舞台は近未来。プラスティネーションの技術を応用して遺体を生きていた姿のまま保存する「ボディーワースク」と呼ばれる仕事をすることになった主人公(芳根京子)。やがてこの「ボディーワースク」の技術を発展させて編み出された不老不死の施術を受け、人類で初めての永遠の命を手にすることになる。

ちなみにプラスティネーションの技術は実際に存在するようです。原作者のケン・リュウはドイツの展示会を見たことが小説を書くきっかけになったとか。画像検索してみるとちょっと背筋がゾッとします。

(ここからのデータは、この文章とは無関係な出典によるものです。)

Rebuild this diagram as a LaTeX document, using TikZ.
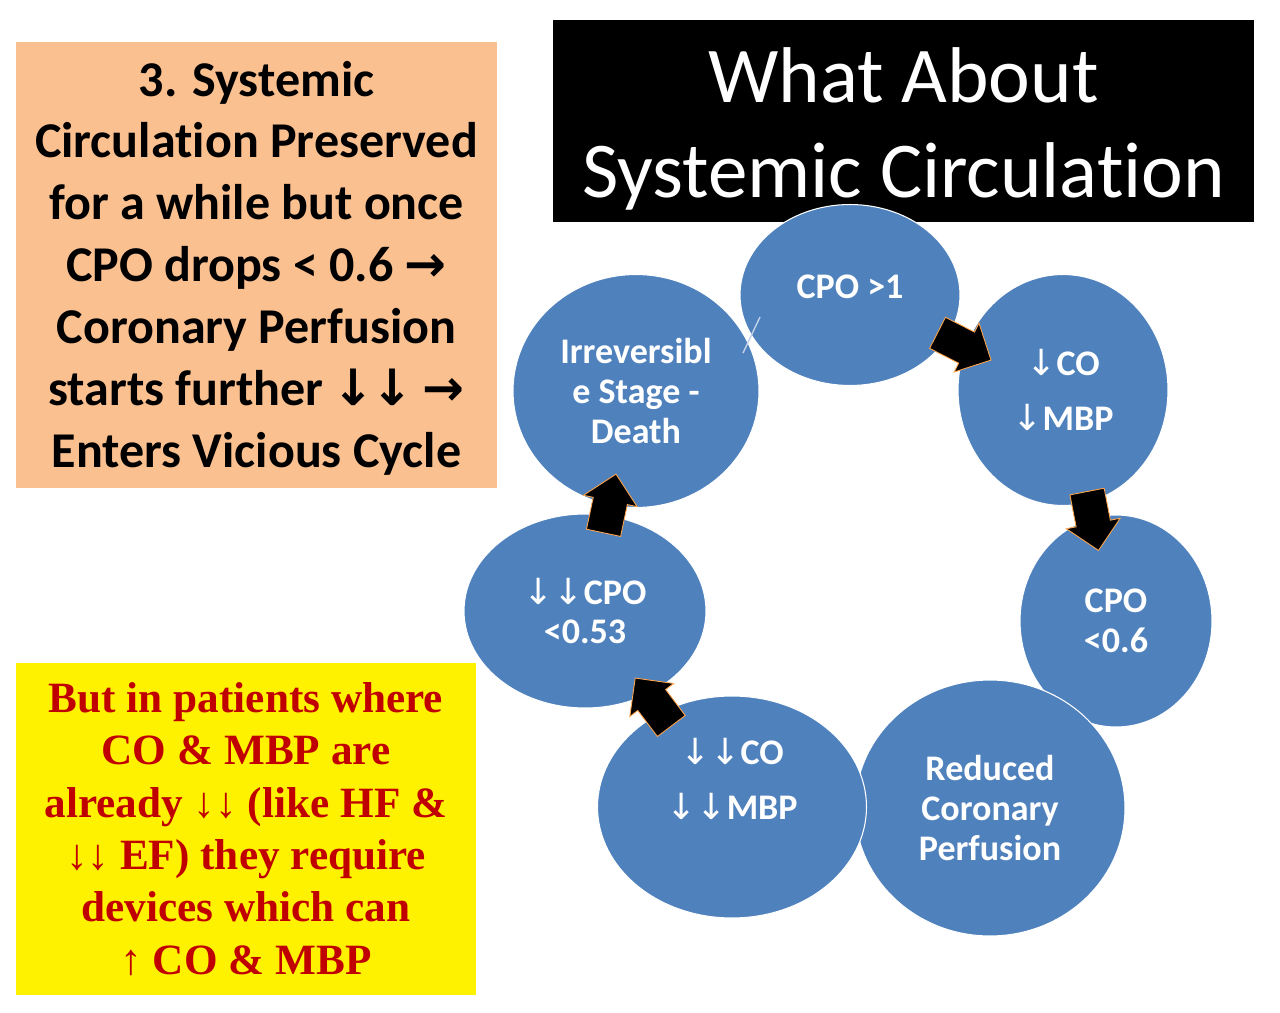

監督は『蜜蜂と遠雷』(2019年公開)の石川慶。『蜜蜂と遠雷』は綺麗な映像と音楽が融合した作品だった印象。私はDVDで観たのですが、映画館で観れば良かったかなぁと少し後悔ましたね。

 

「不老」は出来ても「不死」は無理?

本作、恐らく賛否がかなり分かれるでしょうし、観た人それぞれで解釈が異なってくるタイプの作品だと思います。そんな作品で私が個人的に考えたのは「不老」が出来ても「不死」は不可能ではないかという事です。

もしかしたら将来、科学の進歩によって老化による絶対的な死を免れる事が出来るかもしれません。iPS細胞のような再生医療の研究も進んでいることですし。しかし事故や災害、今のご時世で言うなら未知のウイルスがもたらす偶発的な死はどうでしょう?これに関してはなかなか防ぐのは厳しい。

作品内でもそんな偶発的に訪れる死を感じさせる事象がありました。例えば中盤、老化を防止する薬が遺伝子的に合わない人が一定数いますよという話が持ち上がってきます。これこそ予期せぬ事故ってやつです。また終盤、ある人物を探し回るシーンでは「もしものことがあったら…」といった台詞が出てきますが、これも事故や事件に巻き込まれていないかどうかの不安から来る言葉ですよね。最悪死を伴った…。つまりどんなにSF的な技術進歩で不老が実現できても、不死は無理なんです。そう考えると「不老」って生命の一連の流れに対する言わば悪あがきなんじゃないかと感じました。

では、人間は虚しく老いることしか出来ないのか?いや、そうではないと思います。現在Disney+で配信されている短編『あの頃をもう一度』とも精通したテーマ性だと思いますが、結局誰とどんな風に老いるかの「老い方」次第。若さに固執している暇があるのなら、一瞬一瞬を大事に過ごしていく方が賢明な選択でしょう。
まぁこんなこと言えるのは今のうちだと馬鹿にされそうな気がしている24歳の僕ですw。

 

まとめ

以上が私の見解です。

ところどころ間延びしてるように感じましたが、邦画でこうした硬派なSF映画が観られた喜びは超絶デカいです。何より映像がドストライク。正に「近未来」という言葉が相応しい未来過ぎないシックな雰囲気は『her/世界でひとつの彼女』(2013年公開)を想起させました。それとラストの芳根京子には混乱しましたね。思わず「おまえ、誰?」と突っ込んでしまう変容っぷりでした。

ということでこの辺でお開きです。ありがとうございました。